Rows from a dataset of charts and code:
++++++
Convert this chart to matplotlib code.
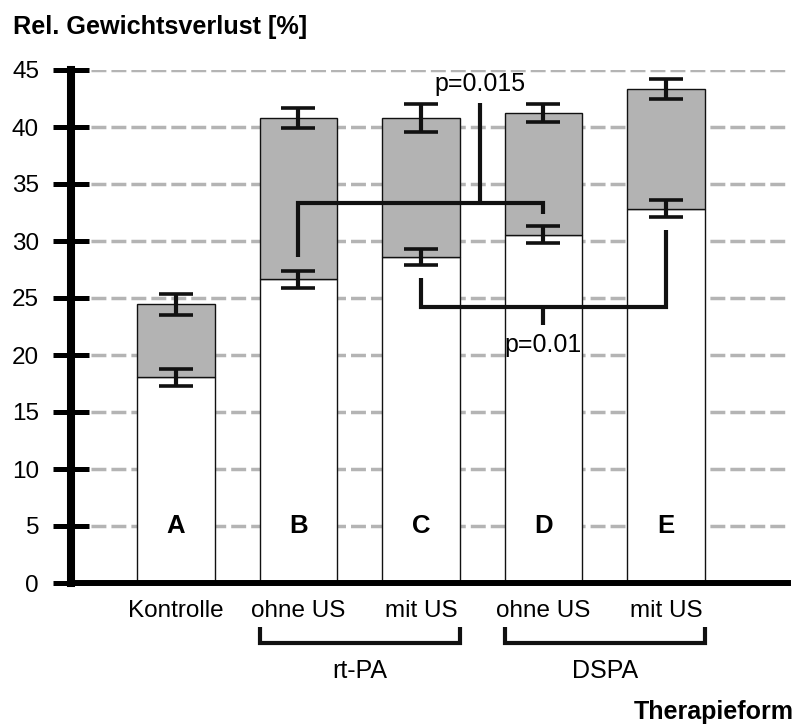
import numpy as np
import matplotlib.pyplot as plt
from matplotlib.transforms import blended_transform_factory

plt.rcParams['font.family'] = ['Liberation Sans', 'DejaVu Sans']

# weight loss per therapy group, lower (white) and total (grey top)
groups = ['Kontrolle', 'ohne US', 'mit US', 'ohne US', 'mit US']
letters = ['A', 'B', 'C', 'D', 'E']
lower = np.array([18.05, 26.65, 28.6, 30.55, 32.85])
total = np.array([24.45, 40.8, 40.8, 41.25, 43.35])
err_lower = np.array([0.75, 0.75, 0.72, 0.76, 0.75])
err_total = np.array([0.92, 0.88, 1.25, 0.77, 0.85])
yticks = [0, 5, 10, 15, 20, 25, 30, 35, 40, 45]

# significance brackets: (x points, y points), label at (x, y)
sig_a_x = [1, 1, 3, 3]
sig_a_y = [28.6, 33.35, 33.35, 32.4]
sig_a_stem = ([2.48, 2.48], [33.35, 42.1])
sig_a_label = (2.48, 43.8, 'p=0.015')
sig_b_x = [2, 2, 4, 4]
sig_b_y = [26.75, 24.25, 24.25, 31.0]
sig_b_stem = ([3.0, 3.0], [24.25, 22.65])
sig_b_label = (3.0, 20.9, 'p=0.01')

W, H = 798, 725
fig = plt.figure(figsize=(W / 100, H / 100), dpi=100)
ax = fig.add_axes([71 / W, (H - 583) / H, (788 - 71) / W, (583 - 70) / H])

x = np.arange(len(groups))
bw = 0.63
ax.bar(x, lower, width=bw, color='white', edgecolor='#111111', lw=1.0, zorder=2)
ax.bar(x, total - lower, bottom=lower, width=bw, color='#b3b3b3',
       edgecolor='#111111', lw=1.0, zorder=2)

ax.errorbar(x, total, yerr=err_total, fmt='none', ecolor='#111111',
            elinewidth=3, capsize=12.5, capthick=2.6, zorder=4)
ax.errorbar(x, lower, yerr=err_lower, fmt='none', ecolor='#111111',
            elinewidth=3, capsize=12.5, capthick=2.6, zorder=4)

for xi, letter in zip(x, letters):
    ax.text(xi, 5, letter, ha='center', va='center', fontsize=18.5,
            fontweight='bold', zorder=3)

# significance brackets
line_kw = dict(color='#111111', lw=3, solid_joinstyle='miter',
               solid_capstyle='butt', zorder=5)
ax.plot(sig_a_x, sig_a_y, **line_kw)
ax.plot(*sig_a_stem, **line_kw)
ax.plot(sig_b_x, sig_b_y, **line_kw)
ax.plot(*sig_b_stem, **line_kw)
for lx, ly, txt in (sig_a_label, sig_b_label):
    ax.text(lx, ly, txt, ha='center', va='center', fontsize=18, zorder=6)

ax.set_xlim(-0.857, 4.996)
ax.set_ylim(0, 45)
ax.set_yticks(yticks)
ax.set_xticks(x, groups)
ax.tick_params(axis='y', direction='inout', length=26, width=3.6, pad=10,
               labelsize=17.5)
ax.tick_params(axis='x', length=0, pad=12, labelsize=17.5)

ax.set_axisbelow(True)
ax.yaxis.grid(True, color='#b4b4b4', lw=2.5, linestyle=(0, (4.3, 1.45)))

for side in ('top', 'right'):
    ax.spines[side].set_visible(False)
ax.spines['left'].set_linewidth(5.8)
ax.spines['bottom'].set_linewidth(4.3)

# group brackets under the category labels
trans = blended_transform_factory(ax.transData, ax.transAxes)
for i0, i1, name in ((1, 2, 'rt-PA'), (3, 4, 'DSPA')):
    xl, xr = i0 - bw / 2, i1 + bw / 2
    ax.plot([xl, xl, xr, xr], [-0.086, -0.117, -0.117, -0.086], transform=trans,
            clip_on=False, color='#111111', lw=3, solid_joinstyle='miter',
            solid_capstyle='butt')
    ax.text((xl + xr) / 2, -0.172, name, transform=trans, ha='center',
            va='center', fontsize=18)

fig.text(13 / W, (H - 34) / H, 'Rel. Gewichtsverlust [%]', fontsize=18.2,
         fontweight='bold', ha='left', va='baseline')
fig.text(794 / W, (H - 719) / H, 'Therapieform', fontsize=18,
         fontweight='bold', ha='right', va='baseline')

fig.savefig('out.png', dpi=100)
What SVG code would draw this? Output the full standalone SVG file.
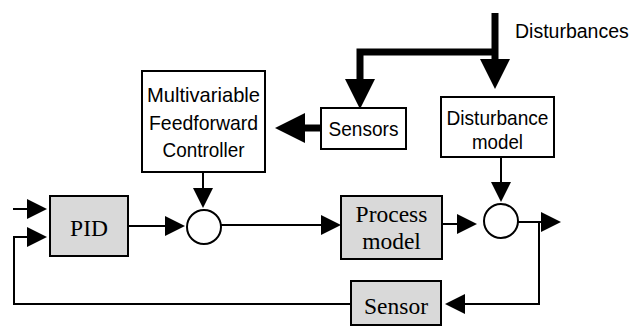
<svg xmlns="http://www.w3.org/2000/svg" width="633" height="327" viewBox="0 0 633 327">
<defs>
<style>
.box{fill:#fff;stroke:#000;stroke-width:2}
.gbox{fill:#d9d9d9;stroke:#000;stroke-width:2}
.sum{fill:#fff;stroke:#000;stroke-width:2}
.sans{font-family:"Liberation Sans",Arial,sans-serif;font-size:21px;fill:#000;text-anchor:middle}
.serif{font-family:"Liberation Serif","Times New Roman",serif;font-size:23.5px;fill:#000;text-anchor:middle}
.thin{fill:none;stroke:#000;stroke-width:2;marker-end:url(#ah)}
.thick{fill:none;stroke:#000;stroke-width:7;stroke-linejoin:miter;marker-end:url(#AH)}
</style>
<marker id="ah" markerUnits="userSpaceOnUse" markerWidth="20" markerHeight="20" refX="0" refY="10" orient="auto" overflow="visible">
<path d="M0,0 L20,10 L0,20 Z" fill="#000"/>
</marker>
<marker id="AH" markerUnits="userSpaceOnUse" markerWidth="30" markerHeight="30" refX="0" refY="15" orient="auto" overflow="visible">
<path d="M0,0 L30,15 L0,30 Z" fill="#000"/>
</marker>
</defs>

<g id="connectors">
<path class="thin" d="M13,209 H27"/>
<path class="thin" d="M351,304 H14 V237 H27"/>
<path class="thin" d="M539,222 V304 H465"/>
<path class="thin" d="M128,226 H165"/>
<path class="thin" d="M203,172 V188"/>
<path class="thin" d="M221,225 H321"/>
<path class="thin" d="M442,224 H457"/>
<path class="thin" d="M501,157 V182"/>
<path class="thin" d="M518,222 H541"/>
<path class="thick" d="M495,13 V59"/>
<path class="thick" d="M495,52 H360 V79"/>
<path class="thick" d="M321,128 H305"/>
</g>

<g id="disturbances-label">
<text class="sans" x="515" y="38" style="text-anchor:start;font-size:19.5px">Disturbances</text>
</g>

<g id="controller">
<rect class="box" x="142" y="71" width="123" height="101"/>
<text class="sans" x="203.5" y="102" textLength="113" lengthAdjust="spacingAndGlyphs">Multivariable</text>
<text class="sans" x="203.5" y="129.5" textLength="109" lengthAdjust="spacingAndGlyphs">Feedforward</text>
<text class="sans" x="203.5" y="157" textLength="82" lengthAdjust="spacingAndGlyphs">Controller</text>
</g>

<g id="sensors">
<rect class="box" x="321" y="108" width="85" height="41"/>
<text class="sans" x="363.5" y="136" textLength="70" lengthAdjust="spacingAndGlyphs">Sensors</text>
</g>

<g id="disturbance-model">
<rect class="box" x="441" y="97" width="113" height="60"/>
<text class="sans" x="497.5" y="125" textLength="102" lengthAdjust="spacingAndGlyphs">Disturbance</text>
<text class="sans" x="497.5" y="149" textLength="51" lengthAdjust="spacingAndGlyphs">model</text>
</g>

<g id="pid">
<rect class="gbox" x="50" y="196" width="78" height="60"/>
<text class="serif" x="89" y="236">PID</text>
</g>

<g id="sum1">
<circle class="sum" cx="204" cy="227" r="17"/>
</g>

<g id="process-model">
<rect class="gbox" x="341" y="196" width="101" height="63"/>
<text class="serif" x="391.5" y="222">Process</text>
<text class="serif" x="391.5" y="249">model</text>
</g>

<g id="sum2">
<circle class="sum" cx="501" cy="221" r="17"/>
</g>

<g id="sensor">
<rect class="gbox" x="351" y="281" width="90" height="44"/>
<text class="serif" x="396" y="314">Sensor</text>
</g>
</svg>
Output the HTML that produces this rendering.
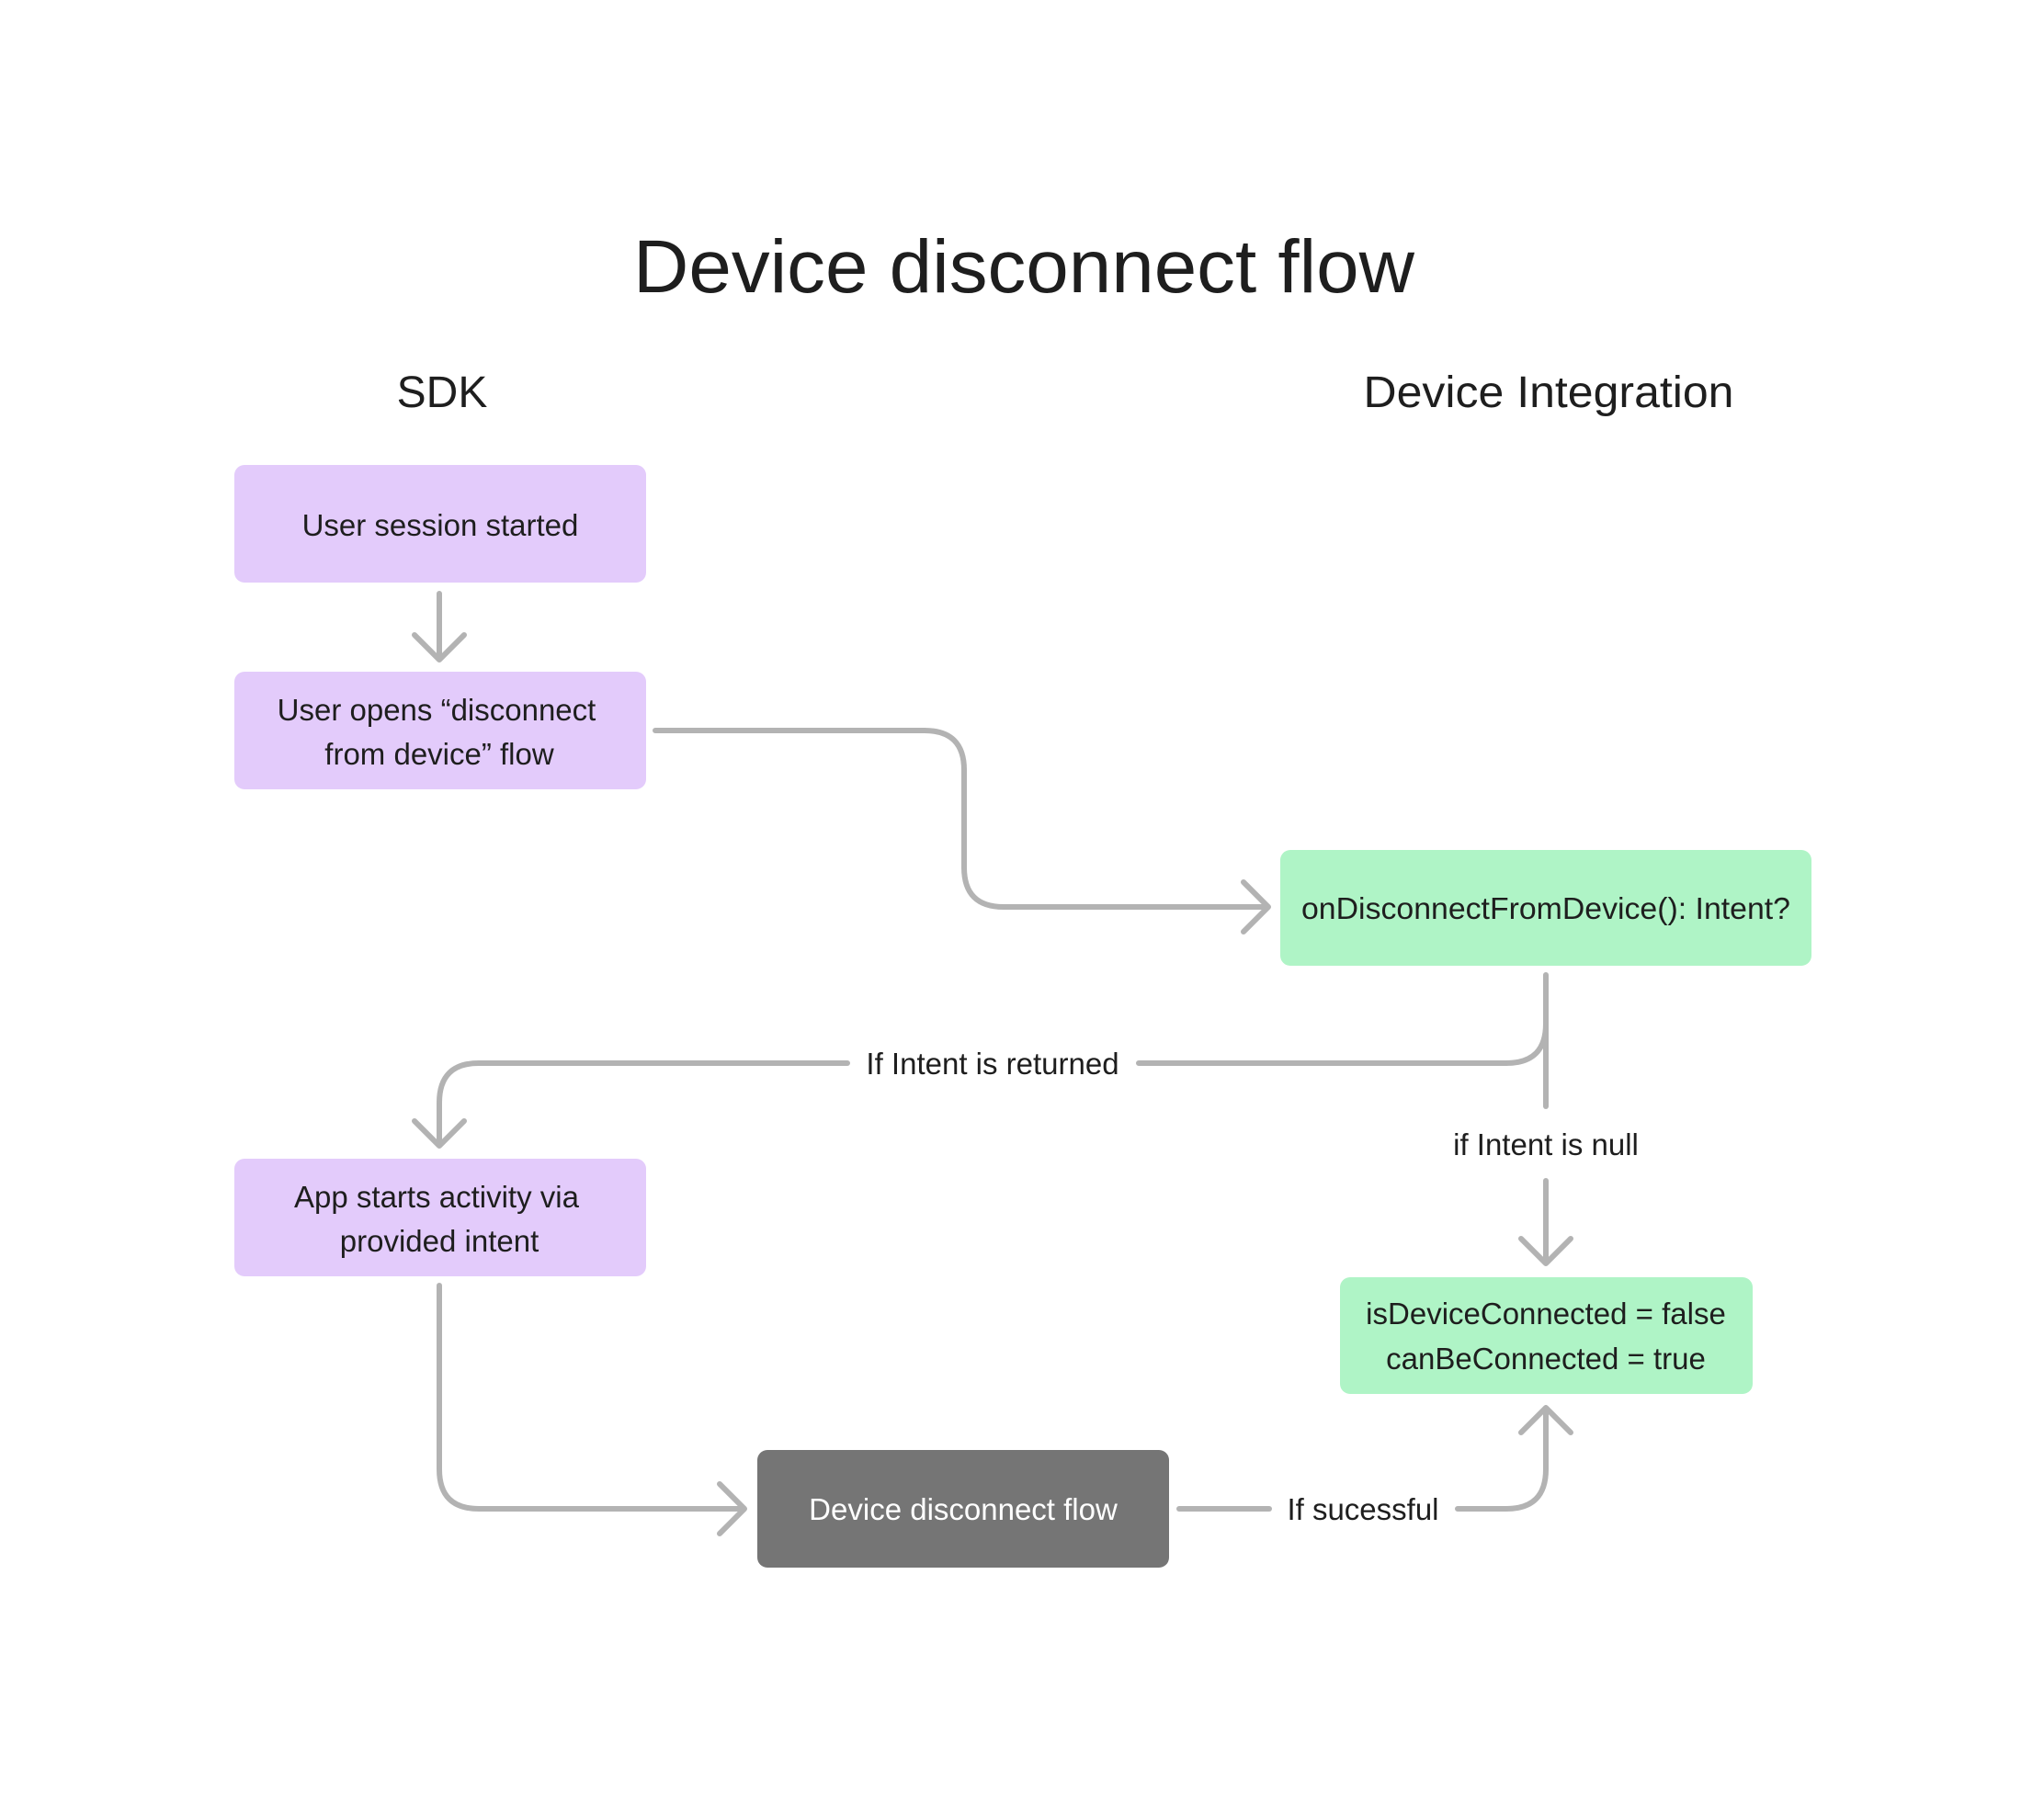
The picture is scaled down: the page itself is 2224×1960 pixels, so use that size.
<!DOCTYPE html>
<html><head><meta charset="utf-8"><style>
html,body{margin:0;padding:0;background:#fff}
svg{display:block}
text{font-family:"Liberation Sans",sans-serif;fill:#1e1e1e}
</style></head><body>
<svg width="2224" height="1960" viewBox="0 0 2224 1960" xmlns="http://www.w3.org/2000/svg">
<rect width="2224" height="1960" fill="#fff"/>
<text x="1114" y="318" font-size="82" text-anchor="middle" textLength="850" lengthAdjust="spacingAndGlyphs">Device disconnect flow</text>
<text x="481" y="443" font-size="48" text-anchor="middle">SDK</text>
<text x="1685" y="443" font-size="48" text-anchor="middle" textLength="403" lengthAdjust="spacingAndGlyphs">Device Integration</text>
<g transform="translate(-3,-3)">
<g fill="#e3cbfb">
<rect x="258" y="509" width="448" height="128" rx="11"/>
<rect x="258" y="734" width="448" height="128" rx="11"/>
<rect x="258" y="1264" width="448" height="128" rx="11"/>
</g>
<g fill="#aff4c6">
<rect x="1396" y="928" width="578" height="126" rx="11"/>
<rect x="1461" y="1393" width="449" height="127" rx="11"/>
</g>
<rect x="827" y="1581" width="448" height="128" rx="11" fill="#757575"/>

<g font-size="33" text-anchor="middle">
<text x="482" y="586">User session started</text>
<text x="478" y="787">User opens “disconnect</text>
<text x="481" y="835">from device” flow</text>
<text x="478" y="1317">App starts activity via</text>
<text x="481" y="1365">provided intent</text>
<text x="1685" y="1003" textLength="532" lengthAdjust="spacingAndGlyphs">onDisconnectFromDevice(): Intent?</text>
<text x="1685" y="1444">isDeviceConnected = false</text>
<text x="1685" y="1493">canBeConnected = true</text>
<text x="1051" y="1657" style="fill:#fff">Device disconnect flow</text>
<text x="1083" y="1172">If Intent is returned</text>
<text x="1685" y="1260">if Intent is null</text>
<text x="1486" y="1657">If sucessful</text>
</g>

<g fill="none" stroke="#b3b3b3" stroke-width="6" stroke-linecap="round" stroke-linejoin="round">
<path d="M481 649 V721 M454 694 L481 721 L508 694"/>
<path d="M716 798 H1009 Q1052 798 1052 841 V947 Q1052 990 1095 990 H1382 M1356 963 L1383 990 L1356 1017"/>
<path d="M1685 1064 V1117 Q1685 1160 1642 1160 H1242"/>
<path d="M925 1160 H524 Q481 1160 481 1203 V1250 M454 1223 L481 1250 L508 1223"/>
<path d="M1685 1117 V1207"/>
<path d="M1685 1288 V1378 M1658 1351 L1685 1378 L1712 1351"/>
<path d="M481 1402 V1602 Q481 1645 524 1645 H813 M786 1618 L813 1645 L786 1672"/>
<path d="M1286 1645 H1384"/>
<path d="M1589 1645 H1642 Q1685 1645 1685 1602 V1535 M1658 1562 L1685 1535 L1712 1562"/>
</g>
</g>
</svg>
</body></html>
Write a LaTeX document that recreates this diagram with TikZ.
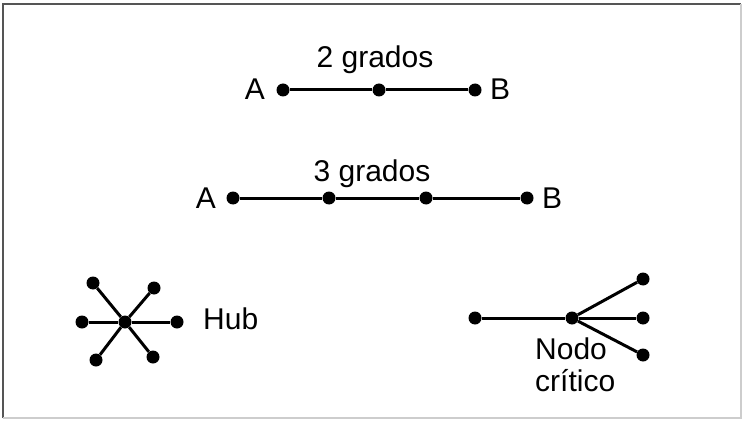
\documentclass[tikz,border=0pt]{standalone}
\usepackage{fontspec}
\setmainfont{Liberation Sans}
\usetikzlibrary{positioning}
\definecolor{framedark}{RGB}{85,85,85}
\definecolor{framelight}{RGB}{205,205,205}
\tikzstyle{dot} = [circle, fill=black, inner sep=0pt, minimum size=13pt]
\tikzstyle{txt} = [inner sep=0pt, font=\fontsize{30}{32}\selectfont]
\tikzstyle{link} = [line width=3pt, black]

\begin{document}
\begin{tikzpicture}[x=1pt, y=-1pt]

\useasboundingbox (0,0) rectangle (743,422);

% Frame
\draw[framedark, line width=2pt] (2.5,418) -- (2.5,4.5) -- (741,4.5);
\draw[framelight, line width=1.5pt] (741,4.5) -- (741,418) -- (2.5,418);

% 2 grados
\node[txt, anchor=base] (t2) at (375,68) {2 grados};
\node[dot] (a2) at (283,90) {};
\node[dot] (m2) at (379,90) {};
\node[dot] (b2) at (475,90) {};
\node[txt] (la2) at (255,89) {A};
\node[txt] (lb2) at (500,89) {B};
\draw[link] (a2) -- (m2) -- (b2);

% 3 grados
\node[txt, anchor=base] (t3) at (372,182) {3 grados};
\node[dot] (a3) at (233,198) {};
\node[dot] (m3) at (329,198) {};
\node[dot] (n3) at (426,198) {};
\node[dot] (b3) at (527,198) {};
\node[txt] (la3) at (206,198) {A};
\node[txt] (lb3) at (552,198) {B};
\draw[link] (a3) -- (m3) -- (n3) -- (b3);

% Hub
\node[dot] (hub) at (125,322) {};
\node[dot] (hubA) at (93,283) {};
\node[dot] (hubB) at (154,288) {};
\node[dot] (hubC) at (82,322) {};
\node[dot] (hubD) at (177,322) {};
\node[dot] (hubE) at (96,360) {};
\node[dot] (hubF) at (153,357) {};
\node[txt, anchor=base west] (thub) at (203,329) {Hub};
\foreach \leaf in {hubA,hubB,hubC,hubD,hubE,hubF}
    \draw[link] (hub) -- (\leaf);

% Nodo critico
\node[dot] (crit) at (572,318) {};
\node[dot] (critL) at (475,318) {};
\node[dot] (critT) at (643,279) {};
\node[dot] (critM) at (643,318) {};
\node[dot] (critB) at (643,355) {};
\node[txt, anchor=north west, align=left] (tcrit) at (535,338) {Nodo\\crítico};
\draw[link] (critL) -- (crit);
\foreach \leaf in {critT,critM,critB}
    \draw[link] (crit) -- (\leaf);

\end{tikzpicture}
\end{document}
++++++
• _SHORT TASK_: Transcribe the entries from their first line to the line that holds "plt.rcParams['font.family'] = ['Liberation", both included, and skip every picture.

• _OUTPUT OF THE TASK_:
Convert this chart to matplotlib code.
import numpy as np
import matplotlib.pyplot as plt
from matplotlib.transforms import blended_transform_factory

plt.rcParams['font.family'] = ['Liberation Sans', 'DejaVu Sans']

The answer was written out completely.